Ssh – Is it *really* possible to directly steal a private key if it uses no passphrase

encryptionkey-authenticationSecurityssh

I've read in various places, such as in this question that using an ssh key pair without a passphrase allows attackers to steal your private key if they gain access to your account. I assumed that by "steal" it meant they could fairly easily do a brute-force attack to try every possible private key until they found one that matched the public key stored in your account. But the accepted answer on the question above assumes that the private keys are essentially stored in plain text somewhere. This is contrary to what I've always understood to be the case: that since (normally) you wouldn't store your private key on the server–only your public key–the main security risk posed by not using a passphrase is that someone could steal the private key off of your local machine and then use it without needing to also know the passphrase.

Which view is correct? Are private keys somehow easily lifted from a server on which you only placed your public key?

Best Answer

That question is worried about private keys stored on the server unencrypted.

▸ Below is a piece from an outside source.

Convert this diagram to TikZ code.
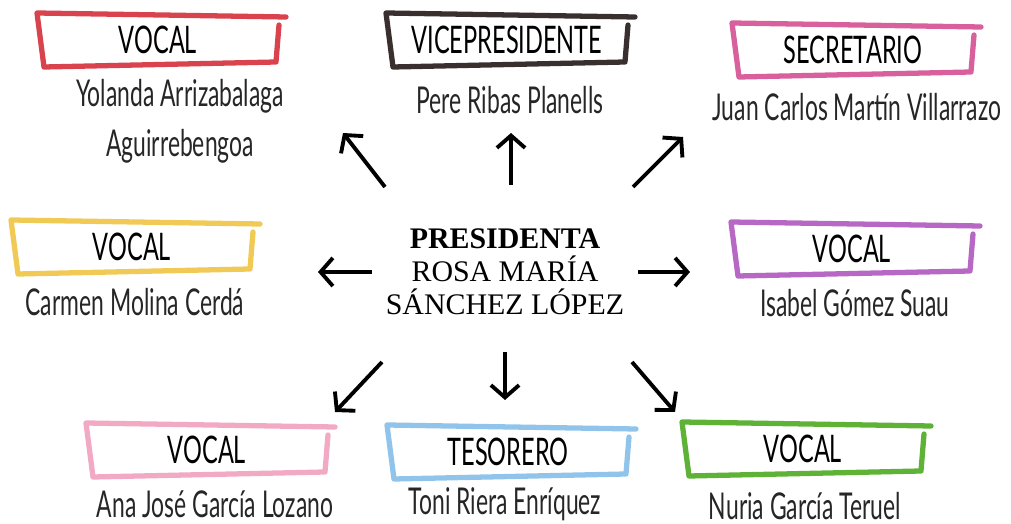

It's a scenario like:

workstation 1 ---> gateway -> final server
     ⋮               |
workstation n ------/

and the OP is worried about private keys on "gateway", which is a shared machine with multiple users.

It is not possible to steal the private key by compromising the server, only the machine the key is actually stored on. If you use ssh agent forwarding, then its possible to use the key without stealing it (to log into another machine, for example), if you do not have ssh-agent prompt first.

But you should still encrypt your private keys, in case your workstation is compromised. Or, especially in the case of a laptop, lost or stolen.